The 2016 the increase in area under opium poppy cultivation in Badghis was mainly due to the deteriorating security situation. Since 2015, the frequency of armed clashes between insurgents and government forces increased, creating an ideal situation for a poppy boom. Government forces were preoccupied defending district centres, but they also de facto did not control most of the northern districts’ territory, and no eradication had been carried out in Badghis since 2014. (7) In turn, this caused a spread of cultivation, including to fields “close to, and in the district centres,” UNODC observed.

Badghis poppy cultivation 2005-16. AAN based on UNODC data (CC).

In the past, cultivation in Badghis had been kept afield from the district centres. As noted in an intelligence cable from 2007, “most farmers have planted their poppy behind large mud walls or at least 20 meters away from main roads, but many of these fields are readily apparent from major roadways and are located within 20 kilometres of the district capital.” Although cultivation in Badghis had been on the increase as early as between 2005 and 2007, it was relatively low, compared to the 2016 quantities. (The peak level of 2007, is almost nine times lower than the current level; see graph above). (8)

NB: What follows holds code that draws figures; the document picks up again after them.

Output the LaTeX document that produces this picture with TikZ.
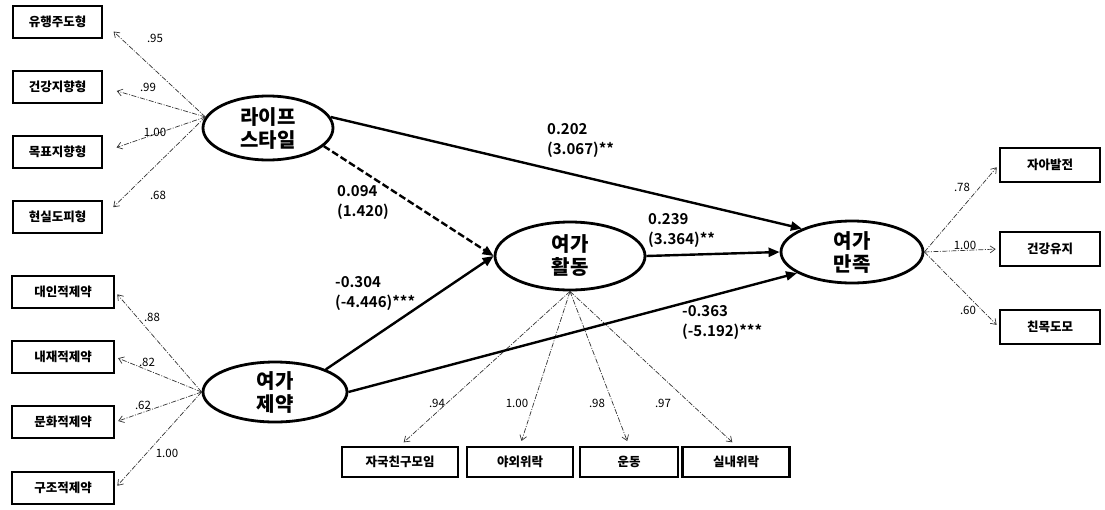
\documentclass[tikz,border=0pt]{standalone}
\usepackage{fontspec}
\setmainfont{Noto Sans CJK KR}[BoldFont={Noto Sans CJK KR Bold}]
\newfontfamily\krblack{Noto Sans CJK KR Black}
\usetikzlibrary{shapes.geometric, arrows.meta}
\tikzset{
  ind/.style={draw, line width=2.6pt, font=\krblack\fontsize{12.5}{14}\selectfont, minimum height=32pt, inner sep=0pt},
  lat/.style={ellipse, draw, line width=2.8pt, inner sep=0pt, align=center, font=\krblack\fontsize{20}{23}\selectfont},
  sp/.style={line width=2.4pt, -{Triangle[length=11pt,width=9pt]}},
  spd/.style={sp, dash pattern=on 7pt off 3pt},
  load/.style={line width=0.7pt, black!80, dash pattern=on 5pt off 1.5pt on 1pt off 1.5pt, -{Straight Barb[length=5pt,width=7pt]}},
  coef/.style={font=\bfseries\fontsize{15}{20}\selectfont, align=left, anchor=north west, inner sep=0pt},
  ld/.style={font=\fontsize{11.5}{12}\selectfont, inner sep=0pt}
}
\begin{document}
\begin{tikzpicture}[x=1pt,y=-1pt]
\fill[white] (0,0) rectangle (1105,509);
\useasboundingbox (0,0) rectangle (1105,509);

% latent variables
\node[lat, minimum width=130pt, minimum height=64pt] (LS) at (268,128) {라이프\\스타일};
\node[lat, minimum width=144pt, minimum height=60pt] (LC) at (275,392) {여가\\제약};
\node[lat, minimum width=150pt, minimum height=68pt] (LA) at (570,256) {여가\\활동};
\node[lat, minimum width=142pt, minimum height=62pt] (LT) at (852,252) {여가\\만족};

% indicators: lifestyle
\node[ind, minimum width=89pt] (a1) at (57.5,22) {유행주도형};
\node[ind, minimum width=89pt] (a2) at (57.5,87) {건강지향형};
\node[ind, minimum width=89pt] (a3) at (57.5,152) {목표지향형};
\node[ind, minimum width=89pt] (a4) at (57.5,217) {현실도피형};
% indicators: constraint
\node[ind, minimum width=102pt] (b1) at (63,292) {대인적제약};
\node[ind, minimum width=102pt] (b2) at (63,357) {내재적제약};
\node[ind, minimum width=102pt] (b3) at (63,422) {문화적제약};
\node[ind, minimum width=102pt] (b4) at (63,488) {구조적제약};
% indicators: activity
\node[ind, minimum width=116pt, minimum height=30pt] (c1) at (400,462) {자국친구모임};
\node[ind, minimum width=106pt, minimum height=30pt] (c2) at (520,462) {야외위락};
\node[ind, minimum width=98pt, minimum height=30pt] (c3) at (629,462) {운동};
\node[ind, minimum width=107pt, minimum height=30pt] (c4) at (736,462) {실내위락};
% indicators: satisfaction
\node[ind, minimum width=100pt, minimum height=34pt] (d1) at (1050,165) {자아발전};
\node[ind, minimum width=100pt, minimum height=34pt] (d2) at (1050,249) {건강유지};
\node[ind, minimum width=100pt, minimum height=34pt] (d3) at (1050,327) {친목도모};

% loadings
\foreach \t in {a1,a2,a3,a4} \draw[load, shorten >=14pt] (LS.170) -- (\t.east);
\foreach \t in {b1,b2,b3,b4} \draw[load, shorten >=3pt] (LC.west) -- (\t.east);
\foreach \t in {c1,c2,c3,c4} \draw[load, shorten >=5pt] (LA.south) -- (\t.north);
\foreach \t in {d1,d2,d3} \draw[load, shorten >=3pt] (LT.east) -- (\t.west);

\node[ld] (la1) at (155,38) {.95};
\node[ld] (la2) at (148,87) {.99};
\node[ld] (la3) at (155,132) {1.00};
\node[ld] (la4) at (158,195) {.68};
\node[ld] (lb1) at (152,317) {.88};
\node[ld] (lb2) at (147,362) {.82};
\node[ld] (lb3) at (143,405) {.62};
\node[ld] (lb4) at (167,453) {1.00};
\node[ld] (lc1) at (437,403) {.94};
\node[ld] (lc2) at (517,403) {1.00};
\node[ld] (lc3) at (597,403) {.98};
\node[ld] (lc4) at (663,403) {.97};
\node[ld] (ld1) at (962,187) {.78};
\node[ld] (ld2) at (965,245) {1.00};
\node[ld] (ld3) at (968,310) {.60};

% structural paths
\draw[sp] (LS.10) -- (LT.155);
\draw[spd] (LS.-18) -- (LA.west);
\draw[sp] (LC.24) -- (LA.west);
\draw[sp] (LA.east) -- (LT.west);
\draw[sp] (LC.east) -- (LT.201);

\node[coef] (p1) at (547,123) {0.202\\(3.067)**};
\node[coef] (p2) at (337,185) {0.094\\(1.420)};
\node[coef] (p3) at (335,276) {-0.304\\(-4.446)***};
\node[coef] (p4) at (648,213) {0.239\\(3.364)**};
\node[coef] (p5) at (682,305) {-0.363\\(-5.192)***};
\end{tikzpicture}
\end{document}
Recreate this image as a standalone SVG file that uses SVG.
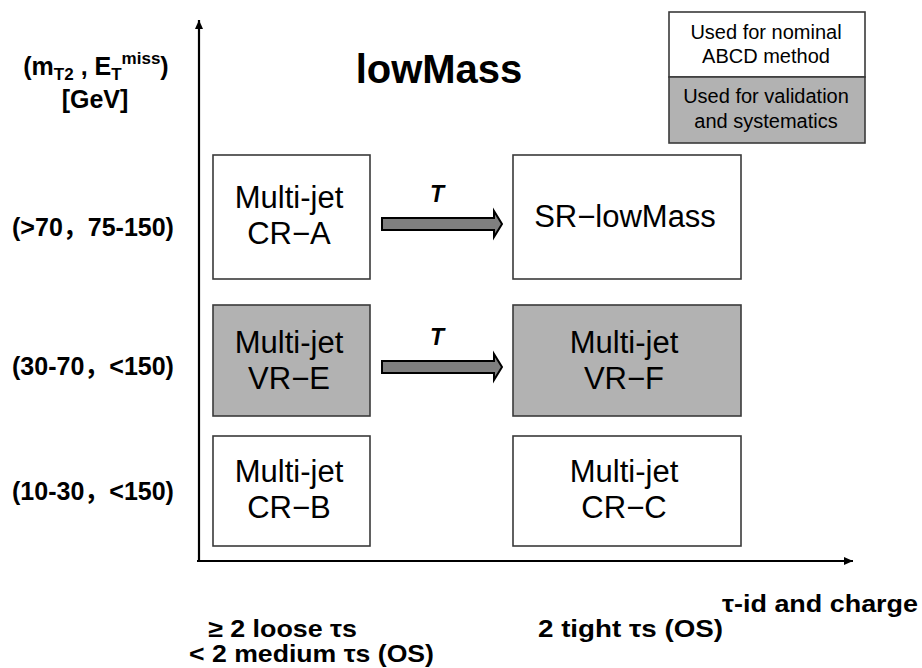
<svg xmlns="http://www.w3.org/2000/svg" width="922" height="668" viewBox="0 0 922 668">
<style>
  text { font-family: "Liberation Sans", Arial, "Noto Sans CJK SC", sans-serif; fill: #000; }
  .box { stroke: #3a3a3a; stroke-width: 1.6; }
  .white { fill: #ffffff; }
  .gray { fill: #b2b2b2; }
  .lbl { font-size: 31px; text-anchor: middle; }
  .leg { font-size: 20px; text-anchor: middle; }
  .ax { font-size: 25px; font-weight: bold; }
  .bx { font-size: 24px; font-weight: bold; }
  .axis { stroke: #000; stroke-width: 2.2; fill: none; }
  .blk { fill: #7f7f7f; stroke: #000; stroke-width: 2; stroke-linejoin: miter; }
  .t { font-size: 23px; font-weight: bold; font-style: italic; text-anchor: middle; }
</style>
<defs>
  <marker id="ah" markerWidth="10" markerHeight="10" refX="9" refY="5" orient="auto" markerUnits="userSpaceOnUse">
    <path d="M0,1 L9,5 L0,9 Z" fill="#000"/>
  </marker>
</defs>
<rect width="922" height="668" fill="#ffffff"/>

<g id="axes">
  <line class="axis" x1="199" y1="562" x2="199" y2="20" marker-end="url(#ah)"/>
  <line class="axis" x1="197" y1="561" x2="853" y2="561" marker-end="url(#ah)"/>
</g>

<g id="title">
  <text x="439" y="83" font-size="40" font-weight="bold" text-anchor="middle">lowMass</text>
</g>

<g id="y-axis-title">
  <text class="ax" x="96" y="75" text-anchor="middle">(m<tspan font-size="17" dy="5">T2</tspan><tspan dy="-5"> , E</tspan><tspan font-size="17" dy="5">T</tspan><tspan font-size="17" dy="-16">miss</tspan><tspan dy="11">)</tspan></text>
  <text class="ax" x="95" y="108" text-anchor="middle">[GeV]</text>
</g>

<g id="row-labels">
  <text class="ax" x="93" y="236" text-anchor="middle">(&gt;70，75-150)</text>
  <text class="ax" x="93" y="375" text-anchor="middle">(30-70，&lt;150)</text>
  <text class="ax" x="93" y="500" text-anchor="middle">(10-30，&lt;150)</text>
</g>

<g id="x-axis-labels">
  <text class="bx" x="722" y="612" textLength="196" lengthAdjust="spacingAndGlyphs">τ-id and charge</text>
  <text class="bx" x="208" y="637" textLength="149" lengthAdjust="spacingAndGlyphs">≥ 2 loose τs</text>
  <text class="bx" x="189" y="662" textLength="245" lengthAdjust="spacingAndGlyphs">&lt; 2 medium τs (OS)</text>
  <text class="bx" x="538" y="637" textLength="185" lengthAdjust="spacingAndGlyphs">2 tight τs (OS)</text>
</g>

<g id="legend">
  <rect class="box white" x="669" y="12" width="196" height="65"/>
  <rect class="box gray" x="669" y="77" width="196" height="66"/>
  <text class="leg" x="766" y="39">Used for nominal</text>
  <text class="leg" x="766" y="63">ABCD method</text>
  <text class="leg" x="766" y="103">Used for validation</text>
  <text class="leg" x="766" y="128">and systematics</text>
</g>

<g id="CR-A">
  <rect class="box white" x="213" y="155" width="157" height="124"/>
  <text class="lbl" x="289" y="208">Multi-jet</text>
  <text class="lbl" x="289" y="244">CR−A</text>
</g>
<g id="SR-lowMass">
  <rect class="box white" x="513" y="155" width="228" height="124"/>
  <text class="lbl" x="625" y="227">SR−lowMass</text>
</g>
<g id="VR-E">
  <rect class="box gray" x="213" y="305" width="157" height="111"/>
  <text class="lbl" x="289" y="353">Multi-jet</text>
  <text class="lbl" x="289" y="389">VR−E</text>
</g>
<g id="VR-F">
  <rect class="box gray" x="513" y="305" width="228" height="111"/>
  <text class="lbl" x="624" y="353">Multi-jet</text>
  <text class="lbl" x="624" y="389">VR−F</text>
</g>
<g id="CR-B">
  <rect class="box white" x="213" y="436" width="157" height="110"/>
  <text class="lbl" x="289" y="482">Multi-jet</text>
  <text class="lbl" x="289" y="518">CR−B</text>
</g>
<g id="CR-C">
  <rect class="box white" x="513" y="436" width="228" height="110"/>
  <text class="lbl" x="624" y="482">Multi-jet</text>
  <text class="lbl" x="624" y="518">CR−C</text>
</g>

<g id="connectors">
  <polygon class="blk" points="382,218 494,218 494,211 502,224 494,237 494,230 382,230"/>
  <text class="t" x="437" y="202">T</text>
  <polygon class="blk" points="382,361 494,361 494,354 502,367 494,380 494,373 382,373"/>
  <text class="t" x="437" y="345">T</text>
</g>
</svg>
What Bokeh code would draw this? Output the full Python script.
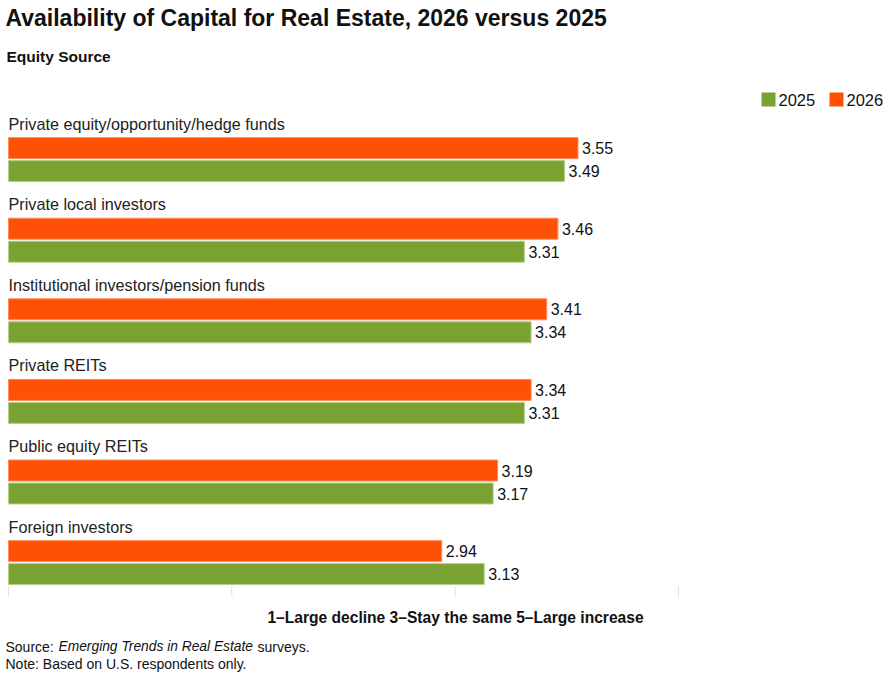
from bokeh.plotting import figure
from bokeh.models import Range1d, ColumnDataSource, Label
from bokeh.embed import file_html
from bokeh.resources import INLINE
from bokeh.core.properties import value

# ---- data ----
categories = [
    "Private equity/opportunity/hedge funds",
    "Private local investors",
    "Institutional investors/pension funds",
    "Private REITs",
    "Public equity REITs",
    "Foreign investors",
]
values_2026 = [3.55, 3.46, 3.41, 3.34, 3.19, 2.94]
values_2025 = [3.49, 3.31, 3.34, 3.31, 3.17, 3.13]
series_names = ["2025", "2026"]
axis_ticks = [1, 2, 3, 4]
scale_min = 1

title_text = "Availability of Capital for Real Estate, 2026 versus 2025"
subtitle_text = "Equity Source"
axis_title = "1\u2013Large decline 3\u2013Stay the same 5\u2013Large increase"
note_text = "Note: Based on U.S. respondents only."

# ---- styling / layout ----
FONT = "Liberation Sans"
ORANGE = "#FF5105"
GREEN = "#79A232"
W, H = 886, 673
LEFT = 8            # pixel where the scale starts
PX_PER_UNIT = 223.33
GROUP_STEP = 80.6
FIRST_ORANGE = 147.6
BAR_H = 21
GAP = 2
BASE_FIX = -6       # alphabetic baseline correction

x0v = scale_min - LEFT / PX_PER_UNIT
p = figure(width=W, height=H, output_backend="svg", toolbar_location=None,
           x_range=Range1d(x0v, x0v + W / PX_PER_UNIT),
           y_range=Range1d(H, 0), min_border=0,
           x_axis_location=None, y_axis_location=None)
p.outline_line_color = None
p.grid.visible = False
p.background_fill_color = "white"
p.border_fill_color = "white"

n = len(categories)
y26 = [FIRST_ORANGE + GROUP_STEP * i for i in range(n)]
y25 = [y + BAR_H + GAP for y in y26]
ylab = [y - BAR_H / 2 - 8 + BASE_FIX for y in y26]

src26 = ColumnDataSource(dict(y=y26, v=values_2026, t=[f"{v:.2f}" for v in values_2026]))
src25 = ColumnDataSource(dict(y=y25, v=values_2025, t=[f"{v:.2f}" for v in values_2025]))
srccat = ColumnDataSource(dict(y=ylab, x=[scale_min] * n, t=categories))

p.hbar(y="y", left=scale_min, right="v", height=BAR_H, source=src26,
       fill_color=ORANGE, line_color="#FF8A5A", line_width=1)
p.hbar(y="y", left=scale_min, right="v", height=BAR_H, source=src25,
       fill_color=GREEN, line_color="#B5D08A", line_width=1)

for src in (src26, src25):
    p.text(x="v", y="y", text="t", source=src, x_offset=4,
           text_font=value(FONT), text_font_size="16px", text_color="#111111",
           text_baseline="middle", text_align="left")

p.text(x="x", y="y", text="t", source=srccat, x_offset=0,
       text_font=value(FONT), text_font_size="16.2px", text_color="#222222",
       text_baseline="alphabetic", text_align="left")

# faint tick marks
p.segment(x0=axis_ticks, x1=axis_ticks, y0=[586] * len(axis_ticks), y1=[596] * len(axis_ticks),
          line_color="#d0d0d0", line_width=1, line_dash="2 1")

def lab(x, y, text, size, style="normal", align="left"):
    p.add_layout(Label(x=x, y=y + BASE_FIX, x_units="screen", y_units="data", text=text,
                       text_font=FONT, text_font_size=size, text_font_style=style,
                       text_color="#111111", text_baseline="alphabetic", text_align=align))

# titles
lab(5, 23.5, title_text, "23px", "bold")
lab(6, 62, subtitle_text, "15.5px", "bold")

# legend
for i, (name, col) in enumerate(zip(series_names, [GREEN, ORANGE])):
    lx = 761 + i * 68
    p.rect(x=[x0v + (lx + 7) / PX_PER_UNIT], y=[99], width=14, height=14,
           width_units="screen", height_units="screen", fill_color=col, line_color=None)
    p.add_layout(Label(x=lx + 17, y=99.5, x_units="screen", y_units="data", text=name,
                       text_font=FONT, text_font_size="16.5px", text_color="#111111",
                       text_baseline="middle"))

# axis title
lab(455, 623, axis_title, "15.6px", "bold", "center")

# footnotes
lab(5, 652, "Source:", "14px")
lab(58, 652, "Emerging Trends in Real Estate", "13.8px", "italic")
lab(257, 652, "surveys.", "14px")
lab(5, 669, note_text, "14px")

open("out.html", "w").write(file_html(p, INLINE))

Nevertheless, the first escalation in the area under opium poppy cultivation, between 2005 and 2007, was closely linked to in-country labour migration. A 2006 intelligence report on poppy cultivation in Badghis pointed out that “many unoccupied youth are traveling to the south [of Afghanistan] to work in poppy cultivation and distribution.” A prominent elder from Badghis also described to AAN how farmers over the years had enjoyed “capacity building” in how to grow and harvest poppy: labourers travelling south to work brought back new skills to their home province (see AAN previous reporting here). He also blamed the increase in cultivation on the classic dilemma facing farmers in an insurgency-plagued province: whether to try getting non-opium produce to faraway markets (in Herat or Mazar-e Sharif) through insecure areas or to wait for the opium traders, who will buy the harvest directly, to come to the door.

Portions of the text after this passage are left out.